DIRECTIONS: Copy the listing verbatim, excluding any images found in it.

DATA EXTRACT:
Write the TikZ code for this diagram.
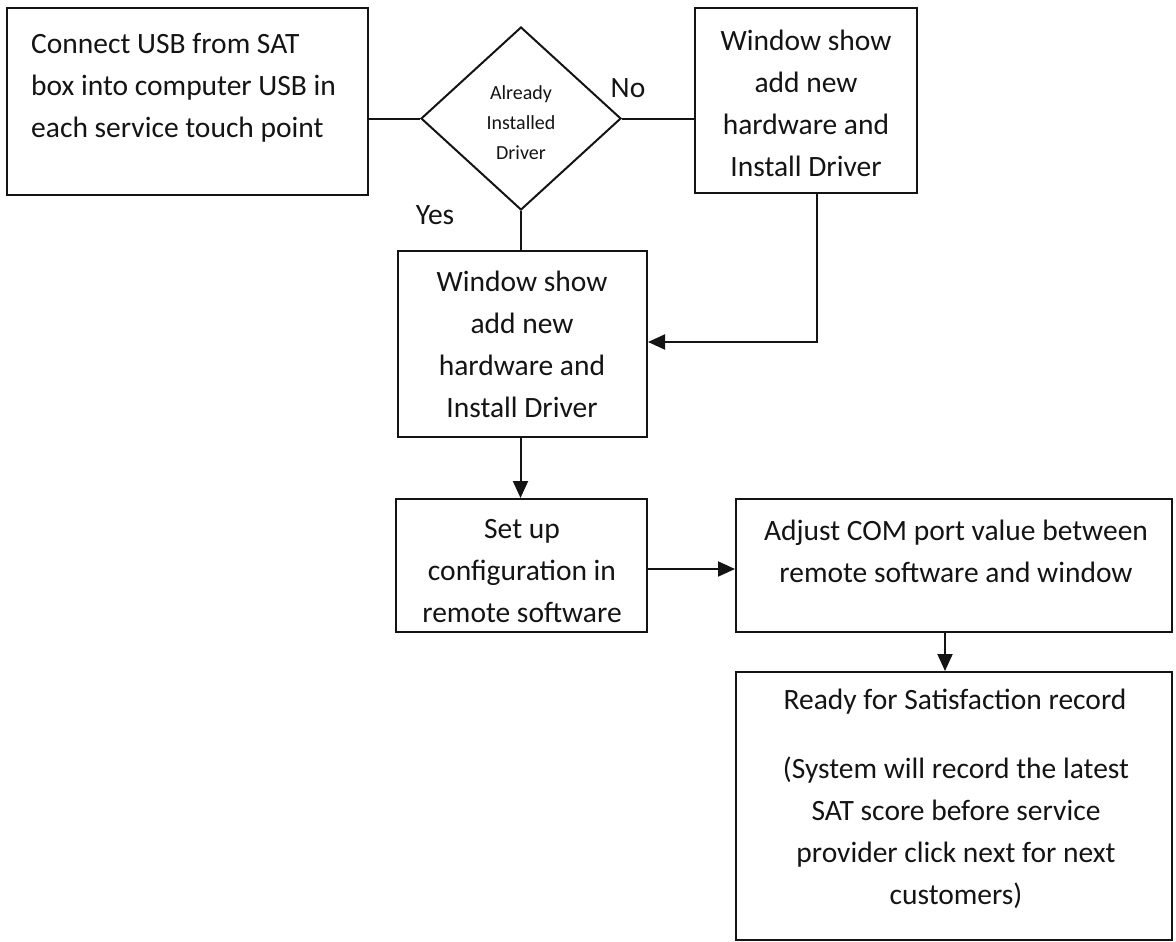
\documentclass[tikz,border=0pt]{standalone}
\usepackage{fontspec}
\setmainfont{Carlito}
\usetikzlibrary{arrows.meta,shapes.geometric}
\definecolor{ink}{HTML}{141414}
\tikzset{
  box/.style={draw=ink,line width=2pt,rectangle,inner sep=0pt},
  dec/.style={draw=ink,line width=2pt,diamond,inner sep=0pt},
  txt/.style={text=ink,align=center,inner sep=0pt,font=\fontsize{29.5}{42}\selectfont},
  small/.style={text=ink,align=center,inner sep=0pt,font=\fontsize{20}{30}\selectfont},
  link/.style={draw=ink,line width=2pt},
  arr/.style={link,-{Triangle[length=17pt,width=15pt]}}
}
\begin{document}
\begin{tikzpicture}[x=1pt,y=-1pt]
\useasboundingbox (0,0) rectangle (1176,942);

% boxes
\node[box,minimum width=361pt,minimum height=187pt] (connect) at (187.5,101.5) {};
\node[dec,minimum width=200pt,minimum height=183pt] (check) at (521,118.5) {};
\node[box,minimum width=222pt,minimum height=185pt] (newhwA) at (806,100.5) {};
\node[box,minimum width=249pt,minimum height=186pt] (newhwB) at (522.5,344) {};
\node[box,minimum width=251pt,minimum height=133pt] (setup) at (521.5,565.5) {};
\node[box,minimum width=436pt,minimum height=133pt] (adjust) at (954,565.5) {};
\node[box,minimum width=436pt,minimum height=268pt] (ready) at (954,806) {};

% texts
\node[txt,align=left,anchor=west] (tconnect) at (31,88) {Connect USB from SAT\\box into computer USB in\\each service touch point};
\node[small] (tcheck) at (521,123) {Already\\Installed\\Driver};
\node[txt] (tnewhwA) at (806,103) {Window show\\add new\\hardware and\\Install Driver};
\node[txt] (tnewhwB) at (522,344) {Window show\\add new\\hardware and\\Install Driver};
\node[txt] (tsetup) at (522,571) {Set up\\configuration in\\remote software};
\node[txt] (tadjust) at (956,551) {Adjust COM port value between\\remote software and window};
\node[txt,anchor=center] (tready) at (955,702) {Ready for Satisfaction record};
\node[txt] (tsystem) at (956,833) {(System will record the latest\\SAT score before service\\provider click next for next\\customers)};

% branch labels
\node[txt] (lno) at (628,88) {No};
\node[txt] (lyes) at (435,215) {Yes};

% connectors
\draw[link] (check.west -| connect.east) -- (check.west);
\draw[link] (check.east) -- (check.east -| newhwA.west);
\draw[link] (check.south) -- (check.south |- newhwB.north);
\draw[arr] ([xshift=11pt]newhwA.south) |- ([yshift=2pt]newhwB.east);
\draw[arr] ([xshift=-2pt]newhwB.south) -- ([xshift=-1pt]setup.north);
\draw[arr] ([yshift=-3.5pt]setup.east) -- ([yshift=-3.5pt]adjust.west);
\draw[arr] ([xshift=-9pt]adjust.south) -- ([xshift=-9pt]ready.north);
\end{tikzpicture}
\end{document}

RIGHT ANSWER:
Write the TikZ code for this diagram.
\documentclass[tikz,border=0pt]{standalone}
\usepackage{fontspec}
\setmainfont{Carlito}
\usetikzlibrary{arrows.meta,shapes.geometric}
\definecolor{ink}{HTML}{141414}
\tikzset{
  box/.style={draw=ink,line width=2pt,rectangle,inner sep=0pt},
  dec/.style={draw=ink,line width=2pt,diamond,inner sep=0pt},
  txt/.style={text=ink,align=center,inner sep=0pt,font=\fontsize{29.5}{42}\selectfont},
  small/.style={text=ink,align=center,inner sep=0pt,font=\fontsize{20}{30}\selectfont},
  link/.style={draw=ink,line width=2pt},
  arr/.style={link,-{Triangle[length=17pt,width=15pt]}}
}
\begin{document}
\begin{tikzpicture}[x=1pt,y=-1pt]
\useasboundingbox (0,0) rectangle (1176,942);

% boxes
\node[box,minimum width=361pt,minimum height=187pt] (connect) at (187.5,101.5) {};
\node[dec,minimum width=200pt,minimum height=183pt] (check) at (521,118.5) {};
\node[box,minimum width=222pt,minimum height=185pt] (newhwA) at (806,100.5) {};
\node[box,minimum width=249pt,minimum height=186pt] (newhwB) at (522.5,344) {};
\node[box,minimum width=251pt,minimum height=133pt] (setup) at (521.5,565.5) {};
\node[box,minimum width=436pt,minimum height=133pt] (adjust) at (954,565.5) {};
\node[box,minimum width=436pt,minimum height=268pt] (ready) at (954,806) {};

% texts
\node[txt,align=left,anchor=west] (tconnect) at (31,88) {Connect USB from SAT\\box into computer USB in\\each service touch point};
\node[small] (tcheck) at (521,123) {Already\\Installed\\Driver};
\node[txt] (tnewhwA) at (806,103) {Window show\\add new\\hardware and\\Install Driver};
\node[txt] (tnewhwB) at (522,344) {Window show\\add new\\hardware and\\Install Driver};
\node[txt] (tsetup) at (522,571) {Set up\\configuration in\\remote software};
\node[txt] (tadjust) at (956,551) {Adjust COM port value between\\remote software and window};
\node[txt,anchor=center] (tready) at (955,702) {Ready for Satisfaction record};
\node[txt] (tsystem) at (956,833) {(System will record the latest\\SAT score before service\\provider click next for next\\customers)};

% branch labels
\node[txt] (lno) at (628,88) {No};
\node[txt] (lyes) at (435,215) {Yes};

% connectors
\draw[link] (check.west -| connect.east) -- (check.west);
\draw[link] (check.east) -- (check.east -| newhwA.west);
\draw[link] (check.south) -- (check.south |- newhwB.north);
\draw[arr] ([xshift=11pt]newhwA.south) |- ([yshift=2pt]newhwB.east);
\draw[arr] ([xshift=-2pt]newhwB.south) -- ([xshift=-1pt]setup.north);
\draw[arr] ([yshift=-3.5pt]setup.east) -- ([yshift=-3.5pt]adjust.west);
\draw[arr] ([xshift=-9pt]adjust.south) -- ([xshift=-9pt]ready.north);
\end{tikzpicture}
\end{document}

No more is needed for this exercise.